I wouldn't say it as quite 'genocide'. It's more of the fact that as they are conquered - I am sure that like the Romans - they left behind trust worthy captains to train up new recruits. Which means they would have been equipped and trained in the conquering cultures style. Does this result in the slow erosion of a conquered peoples culture and traditions? Yes - but this is what is always going to happen when new cultural and societal pressures from a conquering nation is going to cause.
 
It's more of the fact that as they are conquered - I am sure that like the Romans - they left behind trust worthy captains to train up new recruits. Which means they would have been equipped and trained in the conquering cultures style. Does this result in the slow erosion of a conquered peoples culture and traditions? Yes - but this is what is always going to happen when new cultural and societal pressures from a conquering nation is going to cause.
In the bottom of this thread, there is an alternative suggestion, to recruit auxillary troops from conquered cultures.
This is exactly about that. To train conquerer-styled advanced milita/Auxillery troops.

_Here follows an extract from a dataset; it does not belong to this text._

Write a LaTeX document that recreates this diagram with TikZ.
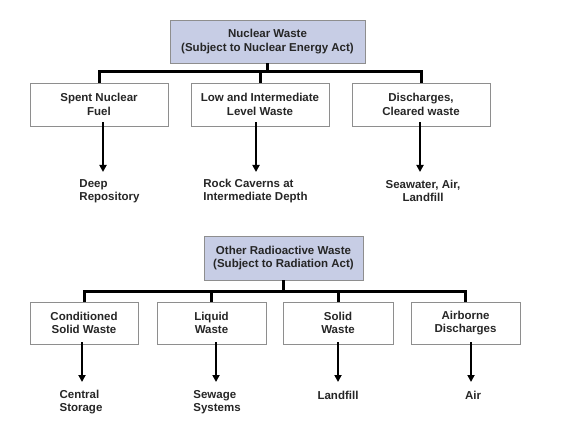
\documentclass[tikz,border=0pt]{standalone}
\usepackage{fontspec}
\setmainfont{Liberation Sans}
\usetikzlibrary{arrows.meta, positioning}
\usepackage{xcolor}
\definecolor{headfill}{HTML}{C7CDE5}
\definecolor{boxline}{HTML}{8E8E8E}

\begin{document}
\begin{tikzpicture}[x=1pt,y=-1pt,font=\bfseries\fontsize{11.5}{13.5}\selectfont,text=black!85]
    \tikzstyle{box}=[draw=boxline,line width=0.8pt,align=center,inner sep=0pt]
    \tikzstyle{head box}=[box,fill=headfill]
    \tikzstyle{leaf}=[align=left,inner sep=0pt]
    \tikzstyle{bar}=[line width=3pt,draw=black]
    \tikzstyle{drop}=[line width=2pt,draw=black,-{Triangle[width=7pt,length=7pt]}]

    \useasboundingbox (0,0) rectangle (567,422);

% upper tree
    \node[head box,minimum width=195pt,minimum height=43pt] (nuc) at (267.5,41.5) {Nuclear Waste\\(Subject to Nuclear Energy Act)};
    \coordinate (bar1) at (0,72);

    \node[box,minimum width=138pt,minimum height=43pt] (spent) at (99,104.5) {Spent Nuclear\\Fuel};
    \node[box,minimum width=138pt,minimum height=43pt] (low) at (260,104.5) {Low and Intermediate\\Level Waste};
    \node[box,minimum width=138pt,minimum height=43pt] (disc) at (421,104.5) {Discharges,\\Cleared waste};

    \node[leaf] (deep) at (109.5,191) {Deep\\Repository};
    \node[leaf] (rock) at (255.5,191) {Rock Caverns at\\Intermediate Depth};
    \node[leaf,align=center] (sea) at (423,191) {Seawater, Air,\\Landfill};

    \draw[bar] (nuc.south) -- (nuc.south |- bar1);
    \draw[bar] (spent.north) -- (spent.north |- bar1) -- (disc.north |- bar1) -- (disc.north);
    \draw[bar] (low.north) -- (low.north |- bar1);

    \draw[drop] ([xshift=4pt,yshift=4pt]spent.south) -- ([xshift=4pt]spent.south |- 0,172);
    \draw[drop] ([xshift=-4pt,yshift=4pt]low.south) -- ([xshift=-4pt]low.south |- 0,172);
    \draw[drop] ([xshift=-1pt,yshift=4pt]disc.south) -- ([xshift=-1pt]disc.south |- 0,172);

% lower tree
    \node[head box,minimum width=159pt,minimum height=44pt] (oth) at (283.5,258) {Other Radioactive Waste\\(Subject to Radiation Act)};
    \coordinate (bar2) at (0,291);

    \node[box,minimum width=108pt,minimum height=42pt] (cond) at (84,323) {Conditioned\\Solid Waste};
    \node[box,minimum width=109pt,minimum height=42pt] (liq) at (211.5,323) {Liquid\\Waste};
    \node[box,minimum width=110pt,minimum height=42pt] (sol) at (338,323) {Solid\\Waste};
    \node[box,minimum width=109pt,minimum height=42pt] (air) at (465.5,323) {Airborne\\Discharges};

    \node[leaf] (cent) at (81,402) {Central\\Storage};
    \node[leaf] (sew) at (217,402) {Sewage\\Systems};
    \node[leaf] (land) at (338,395) {Landfill};
    \node[leaf] (airl) at (473,395) {Air};

    \draw[bar] (oth.south) -- (oth.south |- bar2);
    \draw[bar] (cond.north) -- (cond.north |- bar2) -- (air.north |- bar2) -- (air.north);
    \draw[bar] (liq.north) -- (liq.north |- bar2);
    \draw[bar] (sol.north) -- (sol.north |- bar2);

    \draw[drop] ([xshift=-2pt,yshift=2pt]cond.south) -- ([xshift=-2pt]cond.south |- 0,382);
    \draw[drop] ([xshift=4.5pt,yshift=2pt]liq.south) -- ([xshift=4.5pt]liq.south |- 0,382);
    \draw[drop] ([yshift=2pt]sol.south) -- (sol.south |- 0,382);
    \draw[drop] ([xshift=5.5pt,yshift=2pt]air.south) -- ([xshift=5.5pt]air.south |- 0,382);
\end{tikzpicture}
\end{document}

To train you troops is not the same as culture-shift the settlement BTW :smile:

I wouldn't say it as quite 'genocide'.
Look at other games - culture-shifting a province is very tedious, it can take 30-100 years to do, depending on the game and target province. And that's the Assimilation path, more or less drastic. Bannerlord is too short-pased to to full out culture shifts without getting rid of current inhabitants and replace them with new ones - implying genocide or not. An advanced, semi-humane settlement policy that the player´s grandchildren will see the result of is not worth it really :smile:

Culture-shifting is often very abstact in games, rarely implying what is done behind the scenes. You culture shift your province and suddenly it starts to generate charachters of your etnicity. Where would you say they went? No trace of them in neightboring provinces etc... Radical simplification or ... Genocide.